## Short task
Retype the lines beneath this one, from the first through the line containing "import pandas as pd". Pictures are left out.

** begin Data extract **

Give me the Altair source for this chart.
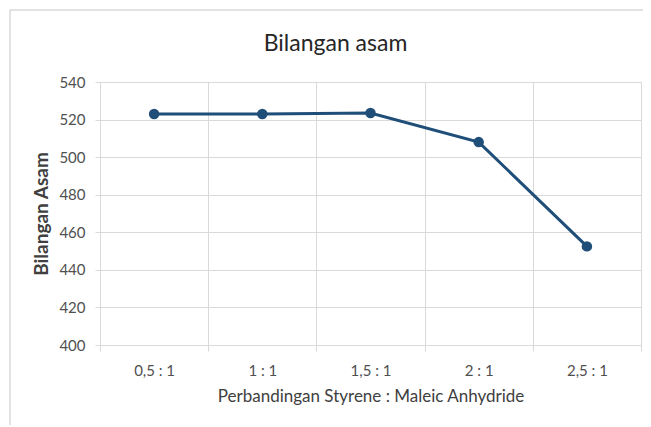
import altair as alt
import pandas as pd

ratios = ["0,5 : 1", "1 : 1", "1,5 : 1", "2 : 1", "2,5 : 1"]
acid_values = [523.0, 523.0, 523.5, 508.0, 452.5]
y_ticks = [400, 420, 440, 460, 480, 500, 520, 540]
chart_title = ["Bilangan asam"]

df = pd.DataFrame({"ratio": ratios, "value": acid_values})
title_df = pd.DataFrame({"t": chart_title})

FONT = "Lato"
LINE_COLOR = "#1f4e79"
GRID = "#d9d9d9"

x_enc = alt.X(
    "ratio:N",
    sort=ratios,
    bandPosition=0.5,
    scale=alt.Scale(type="band", paddingInner=0, paddingOuter=0),
    axis=alt.Axis(
        title="Perbandingan Styrene : Maleic Anhydride",
        labelAngle=0,
        tickBand="extent",
        grid=True,
        gridColor=GRID,
        domain=False,
        ticks=True,
        tickColor=GRID,
        tickSize=6,
        labelPadding=12,
        labelFont=FONT,
        labelFontSize=15,
        labelColor="#505050",
        titleFont=FONT,
        titleFontSize=17,
        titleFontWeight="normal",
        titleColor="#404040",
        titlePadding=10,
    ),
)

y_enc = alt.Y(
    "value:Q",
    scale=alt.Scale(domain=[400, 540], nice=False, zero=False),
    axis=alt.Axis(
        title="Bilangan Asam",
        values=y_ticks,
        grid=True,
        gridColor=GRID,
        domain=False,
        ticks=True,
        tickColor=GRID,
        tickSize=5,
        labelPadding=10,
        labelFont=FONT,
        labelFontSize=15,
        labelColor="#505050",
        titleFont=FONT,
        titleFontSize=19,
        titleFontWeight="bold",
        titleColor="#404040",
        titlePadding=7,
    ),
)

line = alt.Chart(df).mark_line(color=LINE_COLOR, strokeWidth=3).encode(x=x_enc, y=y_enc)
pts = alt.Chart(df).mark_point(filled=True, color=LINE_COLOR, size=110, opacity=1).encode(x=x_enc, y=y_enc)

frame = alt.Chart(title_df).mark_rect(fill=None, stroke="#d9d9d9", strokeWidth=1.5, clip=False).encode(
    x=alt.value(-90), x2=alt.value(561), y=alt.value(-72), y2=alt.value(355)
)

title = alt.Chart(title_df).mark_text(
    font=FONT, fontSize=23, color="#262626", align="center", baseline="alphabetic"
).encode(text="t:N", x=alt.value(235.5), y=alt.value(-31))

chart = (
    alt.layer(frame, line, pts, title)
    .properties(
        width=541,
        height=263,
        autosize=alt.AutoSizeParams(type="none"),
        padding={"left": 92, "top": 74, "right": 2, "bottom": 80},
    )
    .configure_view(stroke=None)
    .configure(background="white")
)

chart.save("out.html", embed_options={"renderer": "svg", "actions": False})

** end Data extract **

## Solution for this task
Give me the Altair source for this chart.
import altair as alt
import pandas as pd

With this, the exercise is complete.